**Exercise objective:**
Retype only what runs from the first line of the listing to the line holding "import plotly.graph_objects as go", both included. Do not retype the pictures.

**Supplied material:**
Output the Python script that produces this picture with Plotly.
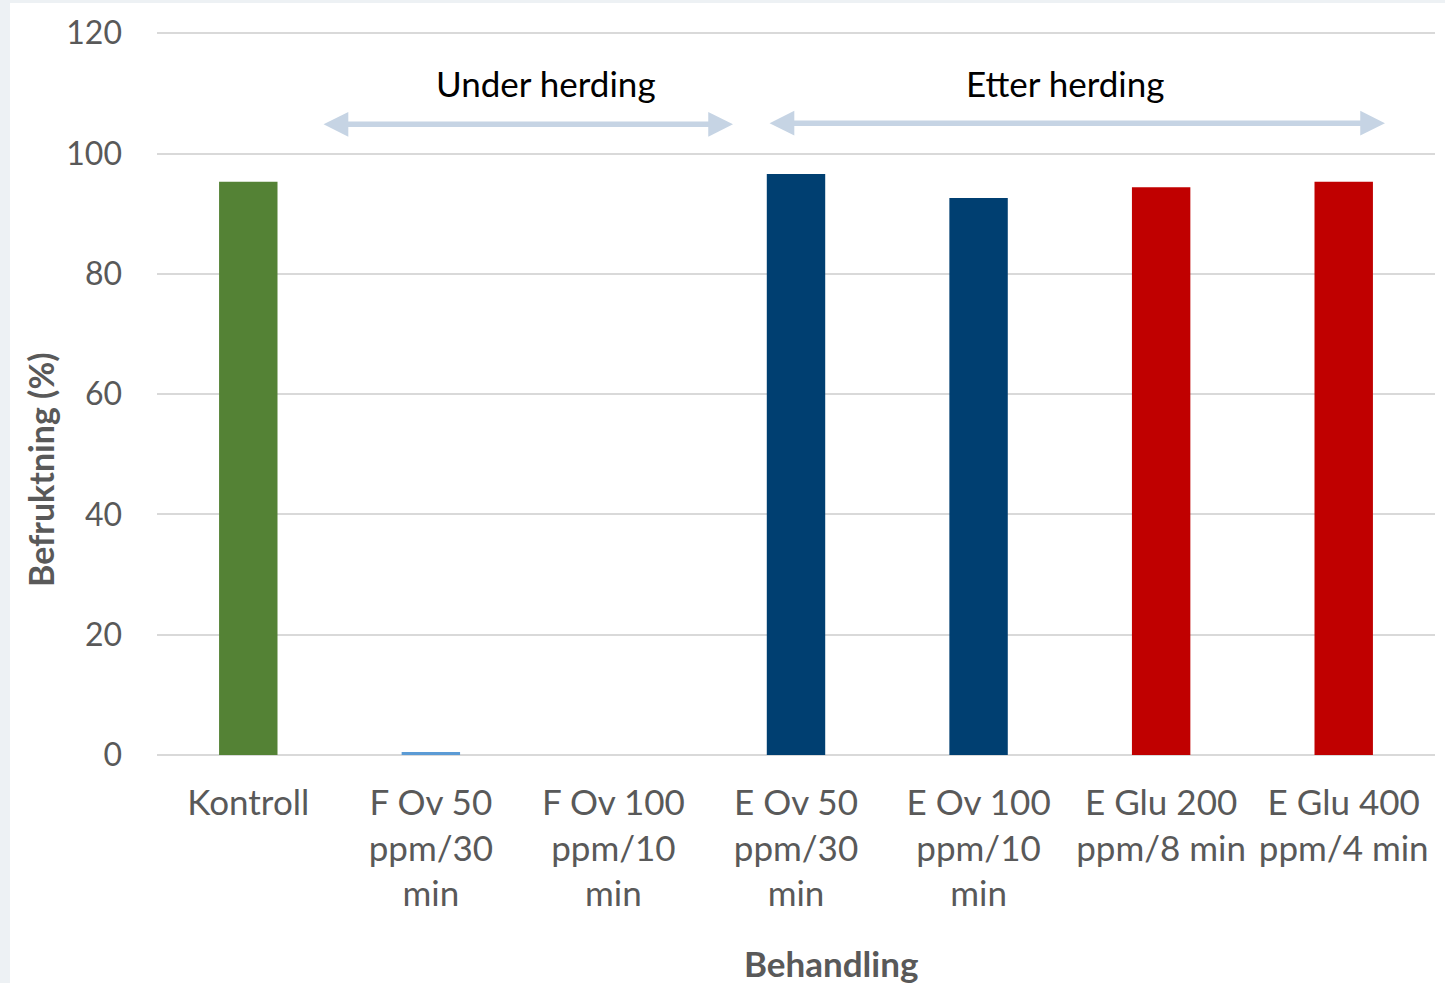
import plotly.graph_objects as go

categories = ["Kontroll", "F Ov 50<br>ppm/30<br>min", "F Ov 100<br>ppm/10<br>min",
              "E Ov 50<br>ppm/30<br>min", "E Ov 100<br>ppm/10<br>min",
              "E Glu 200<br>ppm/8 min", "E Glu 400<br>ppm/4 min"]
values = [95.3, 0.5, 0.0, 96.6, 92.6, 94.4, 95.3]
colors = ["#548235", "#5b9bd5", "#5b9bd5", "#003f71", "#003f71", "#c00000", "#c00000"]
y_ticks = [0, 20, 40, 60, 80, 100, 120]
group_labels = ["Under herding", "Etter herding"]
y_title = "Befruktning (%)"
x_title = "Behandling"

FONT = "Lato"
GREY = "#595959"

fig = go.Figure()
fig.add_trace(go.Bar(x=list(range(len(categories))), y=values, marker=dict(color=colors, line=dict(width=0)),
                     width=0.32, hoverinfo="skip"))

# plot area: x 157..1435 px, y 32..755 px
arrow_color = "#c6d4e4"
arrows = [(0.404, 2.655, 104.85), (2.847, 6.226, 105.05)]
for (x0, x1, yy) in arrows:
    fig.add_annotation(x=x1, y=yy, ax=x0, ay=yy, xref="x", yref="y", axref="x", ayref="y",
                       text="", showarrow=True, arrowhead=2, arrowside="end+start",
                       arrowwidth=5.5, arrowsize=0.9, arrowcolor=arrow_color, standoff=0, startstandoff=0)

fig.add_annotation(x=(546 - 157) / 182.57 - 0.5, y=111.7, xref="x", yref="y", text=group_labels[0],
                   showarrow=False, font=dict(family=FONT, size=35, color="#000000"),
                   xanchor="center", yanchor="middle")
fig.add_annotation(x=(1065 - 157) / 182.57 - 0.5, y=111.7, xref="x", yref="y", text=group_labels[1],
                   showarrow=False, font=dict(family=FONT, size=35, color="#000000"),
                   xanchor="center", yanchor="middle")

# axis titles
fig.add_annotation(x=(40 - 157) / 1278, y=(755 - 470) / 723, xref="paper", yref="paper", text="<b>" + y_title + "</b>",
                   textangle=-90, showarrow=False, font=dict(family=FONT, size=34, color=GREY),
                   xanchor="center", yanchor="middle")
fig.add_annotation(x=(831 - 157) / 1278, y=(755 - 963) / 723, xref="paper", yref="paper", text="<b>" + x_title + "</b>",
                   showarrow=False, font=dict(family=FONT, size=35, color=GREY),
                   xanchor="center", yanchor="middle")

# light grey frame on left and top
fig.add_shape(type="rect", xref="paper", yref="paper", x0=-0.2, x1=(10 - 157) / 1278, y0=-0.5, y1=1.2,
              fillcolor="#edf1f4", line=dict(width=0), layer="below")
fig.add_shape(type="rect", xref="paper", yref="paper", x0=-0.2, x1=1.1, y0=(755 - 3) / 723, y1=1.2,
              fillcolor="#edf1f4", line=dict(width=0), layer="below")

fig.update_layout(
    width=1445, height=983,
    margin=dict(l=157, r=10, t=32, b=228),
    paper_bgcolor="white", plot_bgcolor="white",
    showlegend=False,
    bargap=0.68,
)
fig.update_xaxes(range=[-0.5, 6.5], tickmode="array", tickvals=list(range(len(categories))), ticktext=categories,
                 tickfont=dict(family=FONT, size=35, color=GREY), showgrid=False, zeroline=False,
                 showline=False, ticks="", ticklabelstandoff=24, fixedrange=True)
fig.update_yaxes(range=[0, 120.2], tickmode="array", tickvals=y_ticks,
                 tickfont=dict(family=FONT, size=32, color=GREY), showgrid=True, gridcolor="#d9d9d9",
                 gridwidth=1.5, zeroline=True, zerolinecolor="#d9d9d9", zerolinewidth=2, showline=False,
                 ticks="", ticklabelstandoff=34, fixedrange=True)

fig.write_html("out.html", config={"displayModeBar": False},
               post_script="document.body.style.margin='0';")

**The output:**
Output the Python script that produces this picture with Plotly.
import plotly.graph_objects as go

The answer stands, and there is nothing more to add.